From the Self’s point of view even if this ignorance
(avidya) is operating the Self understands it and knows that the projections it
makes possible are just Self and has no problem with them. This is the condition of the jivan
mukta, the one who is liberated while alive.
The state of avidya or dwaita (ignorance, duality) applies to the
human mind. It is synonymous with the
human mind. The human mind does not
know that everything is Awareness.
It takes what it sees with its senses and what it believes (its
projections) to be reality. In its
most primitive form it thinks that it is the body and the universe is only
matter. But, because it has no
existence apart from the Awareness it is subject to epiphanies and these
suggest to it that there is some other principle, i.e. the Self, operating. This is the ‘in-between’

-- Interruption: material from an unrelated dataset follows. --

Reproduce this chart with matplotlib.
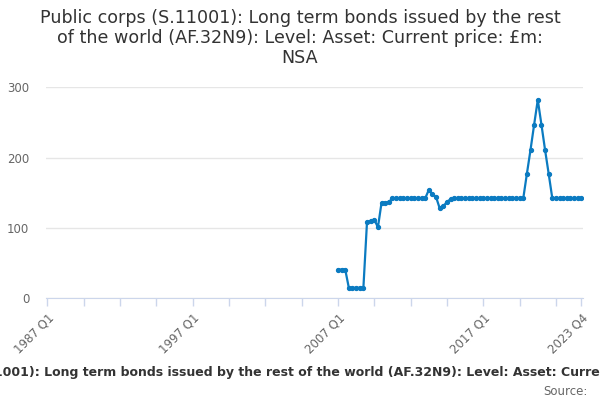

state of human consciousness, a state of doubt about the nature of
reality. Carefully wielded by
someone who knows ‘I am the Self’ the teachings of Vedanta remove
the doubt about who one is and the nature of reality.
Martin: And now
from the completely dualistic perspective........I guess I am still a bit
bourgeois, but I find great difficulty with the efficiency of the model that
the Self creates Maya out of Its Self to experience Its Self as the other,
allows Its Self to be identified with the mind and ego (products of Maya),
apparently forgetting its own nature, and creates a plethora of objects (also
products of Maya) to which the senses and mind get attached and result in
suffering, before retracing Its steps back to where it started from. It’s
almost masochistic. I know, tell me
I am bourgeois, I do not have the apparatus to fully understand the cause, but
wow, look at all that illusory suffering millions of bits of Its Self are
undergoing (tell that to the mothers in S. Russia). It’s not efficient and the
Ignorant need a charter. There,
I've got it off my chest.
Ram: Indeed you should
have great difficulty with this notion because it is a rather poor attempt to
explain the relationship between the Self and the world and I am sorry to have
occasionally purveyed over the years.
It’s a hangover from my days with my guru who was a tad dramatic
and liked miserable stories.
One of the problems with the idea of Self ignorance is that the
truth is pretty subtle. So for the
common person a number of half truths have evolved, attempts to explain intellectually
something that it is better to grasp directly and intuitively: the relationship
between the Self which they wish to know but cannot see and the world which
they do know and want to escape.
The idea is that suffering has a useful purpose in that it can
generate inquiry which can lead to Self realization. If you don’t see suffering this
way you have to take the dualistic position, that there are two opposing
factors in the universe, God and the Devil, and that human life is an endless
struggle between the two. It is a
popular idea because this is how life seems to people who are unable to see
through their projections. I should
note that the masochistic ‘teaching’ you refer to is not really a
proper Vedantic teaching. But it is
better than the dualistic position, unless you believe in heaven, because there
is no way out of it. The dualistic
idea says that there is a God (which you don’t know is you) locked in
eternal combat with a Devil (which you don’t know is you). And the problem is that this is all
going on somewhere outside yourself and you feel powerless to change it. The “eternally awake Self becomes
the world so it can suffer and wake itself up” idea at least has a happy
ending in so far as there is no mention of eternal damnation.